Written by Neha Srivastava, Manager – Program Operations & Communications
Across India’s urban centres and increasingly in smaller towns, infertility is gaining visibility. IVF clinics are expanding rapidly, conversations around delayed childbearing are becoming more common, and public attention is gradually shifting toward the challenges of conception. In this changing landscape, an important question is emerging: is family planning still as relevant for India as it once was?
The short answer is yes — but the reasons have evolved.
India has achieved replacement-level fertility, a milestone that reflects decades of investment in reproductive health and voluntary contraception. At the same time, unmet need for family planning has declined between recent National Family Health Survey rounds. These are important gains and signal real progress.

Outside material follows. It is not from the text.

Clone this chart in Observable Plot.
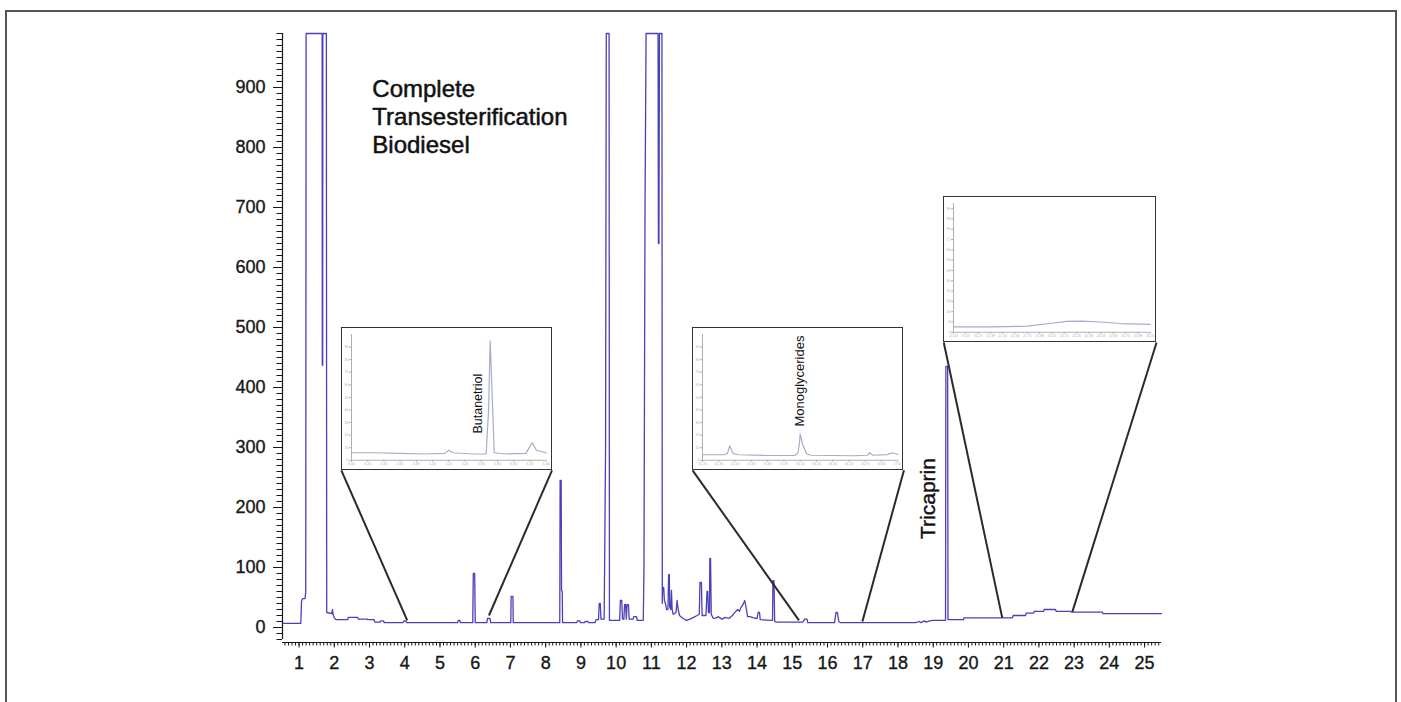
<!DOCTYPE html>
<html><head><meta charset="utf-8">
<script src="https://cdn.jsdelivr.net/npm/d3@7"></script>
<script src="https://cdn.jsdelivr.net/npm/@observablehq/plot@0.6"></script>
<style>
html,body{margin:0;padding:0;background:#fff;overflow:hidden;}
#wrap{position:relative;width:1401px;height:702px;overflow:hidden;}
#border{position:absolute;left:5px;top:10px;width:1392px;height:720px;border:2px solid #555;box-sizing:border-box;}
#wrap > svg{position:absolute;left:0;top:0;}
.inset{position:absolute;background:#fff;border:1.5px solid #333;box-sizing:border-box;}
.inset svg{display:block;}
</style></head><body><div id="wrap"><div id="border"></div></div>
<script>
// ---- main chromatogram (retention time in min, detector signal) ----
const traceTime = [0.55,1.05,1.07,1.10,1.17,1.19,1.20,1.655,1.66,1.67,1.675,1.775,1.785,1.93,1.95,1.965,2.0,2.05,2.38,2.40,2.66,2.68,2.93,2.95,3.13,3.15,3.30,3.32,3.40,3.42,3.95,3.98,4.03,4.05,5.50,5.52,5.56,5.58,5.93,5.945,5.985,6.00,6.33,6.35,6.42,6.44,7.01,7.02,7.07,7.08,8.40,8.41,8.44,8.45,8.47,8.48,8.88,8.90,8.97,8.99,9.10,9.12,9.20,9.22,9.40,9.43,9.50,9.52,9.55,9.57,9.66,9.68,9.70,9.72,9.80,9.81,10.10,10.12,10.16,10.18,10.22,10.24,10.27,10.29,10.31,10.35,10.37,10.48,10.50,10.58,10.60,10.77,10.79,10.82,10.85,11.19,11.20,11.215,11.23,11.30,11.31,11.32,11.35,11.37,11.40,11.43,11.47,11.49,11.51,11.52,11.55,11.57,11.59,11.62,11.70,11.73,11.76,11.80,11.90,12.00,12.10,12.20,12.30,12.36,12.38,12.42,12.44,12.55,12.58,12.60,12.62,12.65,12.66,12.68,12.70,12.75,12.80,12.90,13.00,13.10,13.20,13.30,13.35,13.45,13.50,13.55,13.60,13.65,13.70,13.73,13.80,13.90,14.00,14.03,14.07,14.09,14.44,14.45,14.48,14.50,14.55,15.30,15.35,15.42,15.44,16.20,16.24,16.28,16.32,16.37,18.50,18.60,18.65,18.75,18.80,18.90,19.00,19.35,19.36,19.41,19.42,19.86,19.87,21.25,21.27,21.62,21.64,21.85,21.87,22.13,22.15,22.47,22.49,22.90,22.92,23.80,23.82,25.48];
const traceSignal = [7,7,44,48,48,60,990,990,437,437,990,990,25,23,30,22,16,13,13,17,17,14,14,13,13,9,9,11,11,8,8,11,11,8,8,12,12,8,8,90,90,8,8,15,15,8,8,52,52,8,8,245,245,62,60,8,8,11,11,8,8,10,10,8,8,13,13,40,40,14,14,150,300,990,990,12,12,45,45,14,14,38,38,14,38,38,14,14,18,18,12,12,95,700,990,990,640,640,990,990,40,67,67,45,40,30,30,88,88,35,30,62,30,22,25,45,30,20,15,12,14,17,20,22,75,75,20,20,60,60,25,25,115,115,22,16,15,18,14,17,15,20,24,30,27,34,38,45,30,18,18,16,15,25,25,13,12,78,78,10,9,9,14,14,8,8,25,25,10,8,8,10,8,11,9,11,12,12,435,435,13,13,16,16,20,20,24,24,27,27,30,30,27,27,25.5,25.5,23,23];

const yMajorTicks = [0,100,200,300,400,500,600,700,800,900];
const yMinorTicks = d3.range(-20, 991, 10);
const xMajorTicks = [1,2,3,4,5,6,7,8,9,10,11,12,13,14,15,16,17,18,19,20,21,22,23,24,25];
const xMinorTicks = d3.range(6, 255, 1).map(d => d / 10);

// ---- inset traces ----
const inset1Time = [4.0,4.3,4.6,4.9,5.15,5.2,5.25,5.5,5.66,5.69,5.71,5.735,5.76,5.9,6.15,6.2,6.23,6.28,6.4];
const inset1Signal = [6,6,5.5,5,5.5,8,6,5,5,40,95,50,6,5,5.5,11,14,8,6];
const inset2Time = [15.2,15.4,15.43,15.45,15.48,15.53,15.8,16.05,16.08,16.095,16.1,16.11,16.125,16.16,16.2,16.6,16.72,16.74,16.77,16.9,16.95,17.0];
const inset2Signal = [4.4,4.4,5.5,11.5,5.5,4.4,3.8,3.8,6,15,21,17,12,5,4,3.6,4,6,4,4.5,6,4.6];
const inset3Time = [21.0,21.4,21.75,22.0,22.15,22.3,22.5,22.7,23.0];
const inset3Signal = [4.2,4.2,4.8,7,8.5,8.7,8,6.8,6.2];

const inset1XTicks = [4.0,4.2,4.4,4.6,4.8,5.0,5.2,5.4,5.6,5.8,6.0,6.2,6.4];
const inset2XTicks = [15.2,15.35,15.5,15.65,15.8,15.95,16.1,16.25,16.4,16.55,16.7,16.85,17.0];
const inset3XTicks = [21.0,21.125,21.25,21.375,21.5,21.625,21.75,21.875,22.0,22.125,22.25,22.375,22.5,22.625,22.75,22.875,23.0];
const insetYTicks = [0,10,20,30,40,50,60,70,80,90];
const inset3YTicks = [0,8,16,24,32,40,48,56,64,72,80,88,96];

const annotationTitle = "Complete\nTransesterification\nBiodiesel";
const peakLabels = ["Tricaprin", "Butanetriol", "Monoglycerides"];

// ---- layout ----
const xDomain = [0.53, 25.48];
const yDomain = [-25, 990];
const insetBoxes = [
  {t1: 2.2, t2: 8.18, v1: 262, v2: 500},
  {t1: 12.17, t2: 18.17, v1: 262, v2: 500},
  {t1: 19.3, t2: 25.34, v1: 475, v2: 718}
];
const linkTargets = [[4.07, 12], [6.39, 20], [15.19, 12], [16.99, 10], [20.96, 16], [22.95, 26]];

const trace = traceTime.map((t, i) => ({t, v: traceSignal[i]}));
const links = [];
insetBoxes.forEach((b, i) => {
  links.push({x1: b.t1, y1: b.v1, x2: linkTargets[2*i][0], y2: linkTargets[2*i][1]});
  links.push({x1: b.t2, y1: b.v1, x2: linkTargets[2*i+1][0], y2: linkTargets[2*i+1][1]});
});

const FONT = "'Liberation Sans', Arial, Helvetica, sans-serif";
const ink = "#161616";

const chart = Plot.plot({
  width: 1401, height: 702,
  marginLeft: 282, marginRight: 240, marginTop: 33, marginBottom: 60,
  x: {domain: xDomain},
  y: {domain: yDomain},
  style: {fontFamily: FONT, color: ink, background: "transparent"},
  marks: [
    Plot.ruleX([xDomain[0]], {y1: -20, y2: yDomain[1], stroke: ink, strokeWidth: 1.2}),
    Plot.axisY(yMinorTicks, {tickSize: 5.5, tickFormat: () => "", label: null, stroke: ink}),
    Plot.axisY(yMajorTicks, {tickSize: 9, tickPadding: 8, fontSize: 18, label: null, stroke: ink, textStroke: ink, textStrokeWidth: 0.35}),
    Plot.ruleY([yDomain[0]], {stroke: ink, strokeWidth: 1}),
    Plot.axisX(xMinorTicks, {tickSize: 3.5, tickFormat: () => "", label: null, stroke: ink}),
    Plot.axisX(xMajorTicks, {tickSize: 5.5, tickPadding: 8, fontSize: 18, label: null, stroke: ink, textStroke: ink, textStrokeWidth: 0.35}),
    Plot.line(trace, {x: "t", y: "v", stroke: "#4b40b8", strokeWidth: 1.3}),
    Plot.link(links, {x1: "x1", y1: "y1", x2: "x2", y2: "y2", stroke: "#2a2a2a", strokeWidth: 2}),
    Plot.text([annotationTitle], {x: 3.08, y: 917, text: d => d, textAnchor: "start", lineAnchor: "top", lineHeight: 1.17, fontSize: 24, fill: "#111", stroke: "#111", strokeWidth: 0.5}),
    Plot.text([peakLabels[0]], {x: 18.87, y: 215, text: d => d, rotate: -90, textAnchor: "middle", fontSize: 21, fill: "#111", stroke: "#111", strokeWidth: 0.4})
  ]
});
const wrap = document.getElementById("wrap");
wrap.appendChild(chart);

const xs = chart.scale("x"), ys = chart.scale("y");

function makeInset(box, time, signal, xTicks, yTicks, xDom, label, labelAt, labelSize) {
  const left = xs.apply(box.t1), right = xs.apply(box.t2);
  const top = ys.apply(box.v2), bottom = ys.apply(box.v1);
  const w = right - left, h = bottom - top;
  const div = document.createElement("div");
  div.className = "inset";
  div.style.left = left + "px"; div.style.top = top + "px";
  div.style.width = w + "px"; div.style.height = h + "px";
  const data = time.map((t, i) => ({t, v: signal[i]}));
  const marks = [
    Plot.ruleX([xDom[0]], {stroke: "#b0b0b0", strokeWidth: 1}),
    Plot.ruleY([0], {stroke: "#b0b0b0", strokeWidth: 1}),
    Plot.axisY(yTicks, {tickSize: 2, tickPadding: 1, fontSize: 3.5, fill: "#b0b0b0", stroke: "#b0b0b0", label: null}),
    Plot.axisX(xTicks, {tickSize: 2, tickPadding: 0.5, fontSize: 3.5, fill: "#b0b0b0", stroke: "#b0b0b0", label: null, tickFormat: d3.format(".2f")}),
    Plot.line(data, {x: "t", y: "v", stroke: "#aaaac8", strokeWidth: 1.2})
  ];
  if (label) marks.push(Plot.text([label], {x: labelAt[0], y: labelAt[1], text: d => d, rotate: -90, textAnchor: "middle", fontSize: labelSize, fill: "#111"}));
  const p = Plot.plot({
    width: w - 3, height: h - 3,
    marginLeft: 9, marginRight: 4, marginTop: 6, marginBottom: 8,
    x: {domain: xDom}, y: {domain: [0, 100]},
    style: {fontFamily: FONT, background: "transparent"},
    marks
  });
  div.appendChild(p);
  wrap.appendChild(div);
}

makeInset(insetBoxes[0], inset1Time, inset1Signal, inset1XTicks, insetYTicks, [4.0, 6.4], peakLabels[1], [5.555, 45], 12.5);
makeInset(insetBoxes[1], inset2Time, inset2Signal, inset2XTicks, insetYTicks, [15.2, 17.0], peakLabels[2], [16.1, 63], 13);
makeInset(insetBoxes[2], inset3Time, inset3Signal, inset3XTicks, inset3YTicks, [21.0, 23.0], null, null, 12);
</script></body></html>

However, national averages can mask deep inequities. There remain significant pockets across the country where total fertility rates are well above the national average and where unmet need for contraception remains high. Young married women, adolescents, rural populations, and marginalized communities continue to face barriers to accessing timely, high-quality family planning services. For these groups, the question is not whether family planning is relevant — it is whether access is reaching them when they need it.
The growing attention to infertility should therefore be seen not as a replacement for family planning, but as an expansion of India’s reproductive health agenda.
Over the past two decades, India has also moved steadily away from viewing family planning through a narrow population control lens. Today, the policy and programmatic framing is increasingly rights-based — grounded in informed choice, voluntarism, and reproductive autonomy. This shift is critical. When family planning is understood as enabling individuals and couples to decide freely and responsibly the number and spacing of their children, its relevance becomes enduring, regardless of demographic transitions.
Looking ahead, India’s reproductive health landscape will need to hold two realities at once. On one hand, the country must strengthen its response to infertility, including improving access to ethical, affordable fertility care. On the other, it must continue to close persistent gaps in voluntary contraception — particularly in high-need geographies and among underserved populations.
This is not a contradiction. It is the natural evolution of a maturing reproductive health system.
Technology and innovation can further accelerate progress. Digital counselling tools, AI-enabled decision support for providers, and smarter supply chain forecasting can help ensure that the right method reaches the right client at the right time. Equally important will be investments in provider confidence, quality of care, and youth-responsive services.
Ultimately, the relevance of family planning in India should not be judged solely by fertility rates or demographic milestones. It should be measured by the extent to which every woman — regardless of geography, age, or social circumstance — can exercise real choice over her reproductive life.
Infertility deserves attention. But so does the unfinished agenda of ensuring equitable access to voluntary contraception.
Family planning in India is not becoming obsolete. It is becoming more nuanced, more client-centred, and more firmly rooted in rights. The task ahead is to ensure that our policies, programmes, and investments keep pace with this evolving reality.